Chairman Stephen Green told the Financial Times he planned to run the bank as a "double act" with Chief Executive Michael Geoghegan, who would lead its management team to deliver the strategy.
In an interview in Monday's edition of the newspaper, Green also said Europe's biggest bank did make mistakes but always moved to fix the problem.
Green detailed the division of labor between the post of chairman and chief executive, calling it an evolution of the respective roles under his predecessor, John Bond.
"There is an important double act which enables the chairman to have the time to focus on the things that a chairman is responsible for and the CEO to focus with the management team on the performance of the company," Green said.
"It's not a one-man band and can't be."
His stance was a distinct shift from the hands-on style favored by Bond, the FT noted.
Green, promoted from CEO to chairman last May, listed his responsibilities as group strategy, corporate governance and representing London-based HSBC (0005.HK: Quote, Profile , Research) in public.

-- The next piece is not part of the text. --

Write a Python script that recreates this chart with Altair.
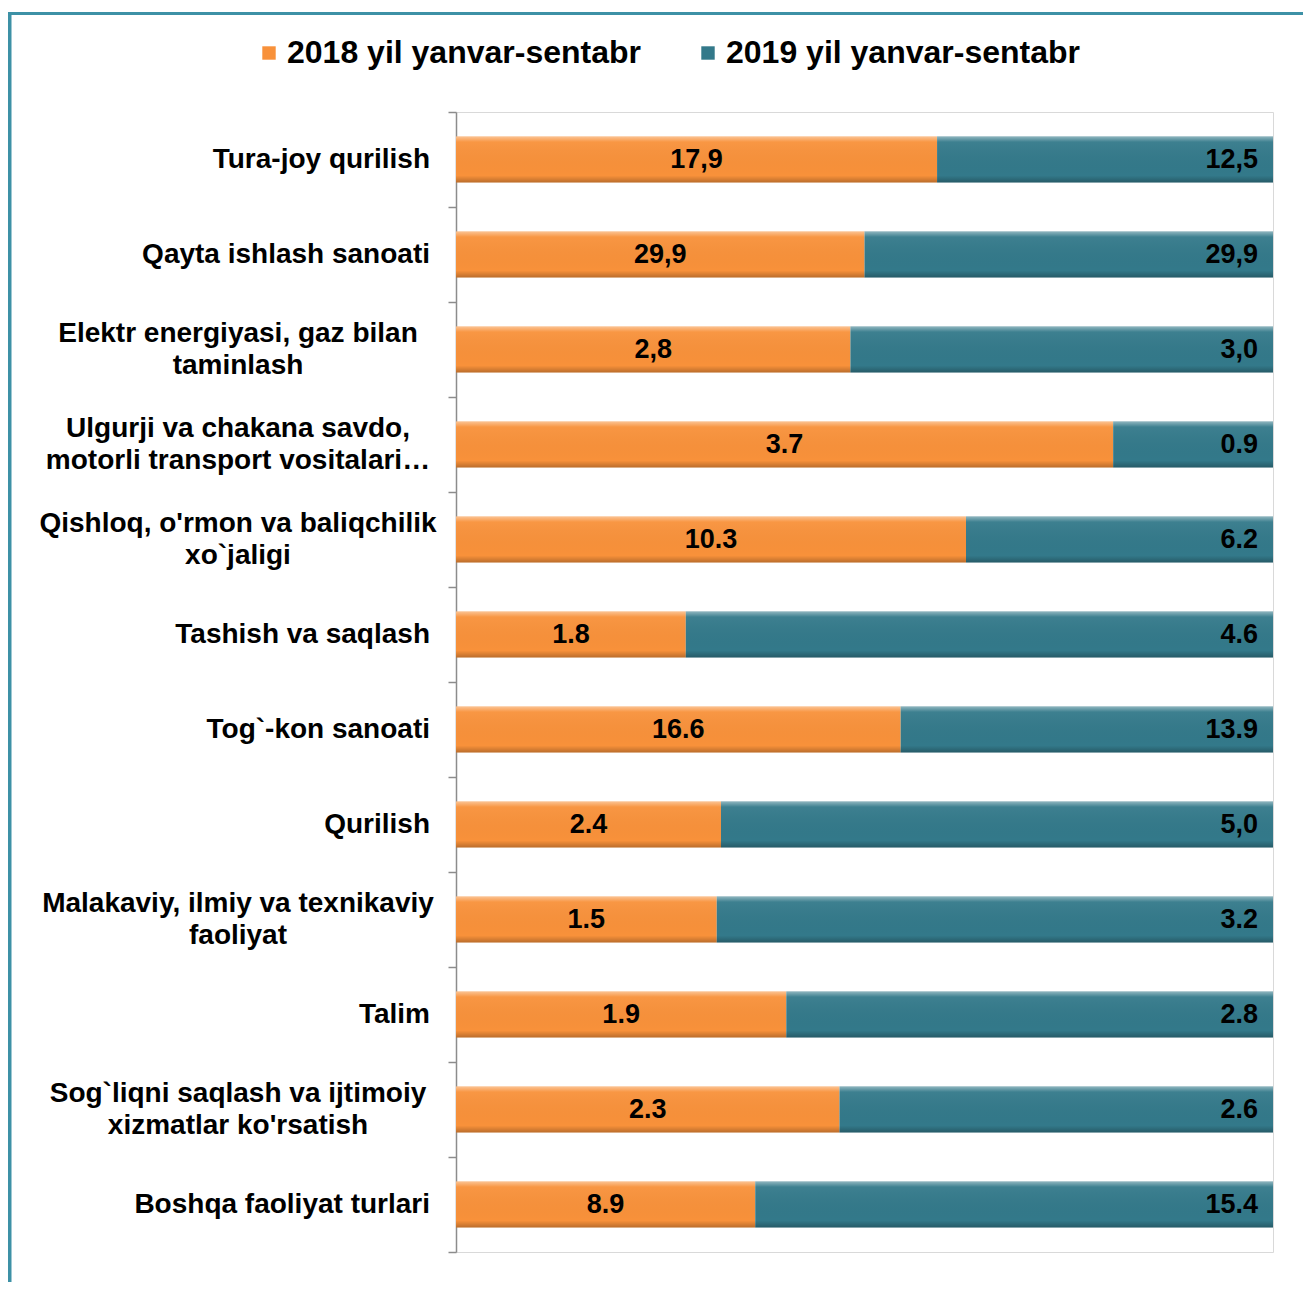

"I don't think you can have a sense of a chairman not having important final responsibility for the company," he said, according to a transcript of the interview published late on Sunday on the FT's Web site. "I reckon I work about a hundred and something percent of the time.
Quizzed on HSBC's U.S.-based consumer finance arm, HSBC Finance -- the former Household business bought in March 2003 -- Green defended the acquisition as "strategically important" and said he had full confidence in its management team.
The bank's share price had been knocked in the past few months by concerns about mortgage loans made by the finance branch, according to the FT. Fears had been raised that the bank might suffer from a slump in the U.S. economy, it added.
"Just as a general proposition, do we get everything right all the time, no, of course we don't, we make execution mistakes sometimes and then you fix the problems; the important point to know is you're on the case and fixing the problem," Green said.
In the extensive interview, Green said HSBC was looking for opportunities to expand in eastern Europe, admitting that the bank had missed out in the 1990s.
"I think in eastern Europe there are opportunities in small business, there are opportunities in consumer finance, there are opportunities in direct banking," Green said.
He also had an eye on Russia.
"I think the retail banking market in Russia is one which is in some senses crying out for good quality service from international competitors," said the HSBC boss.
"Now, there are a number of our competitors who are already active there but it is still a very young market with lots of opportunity and we do need to grow there and, by the way, Russia's a place where you can, and probably should, grow organically."
HSBC, which is the world's third biggest bank with operations spanning 81 countries, said in December its growth has slowed since the first half of the year due to a weak U.S. housing market and a slowdown at its investment bank arm.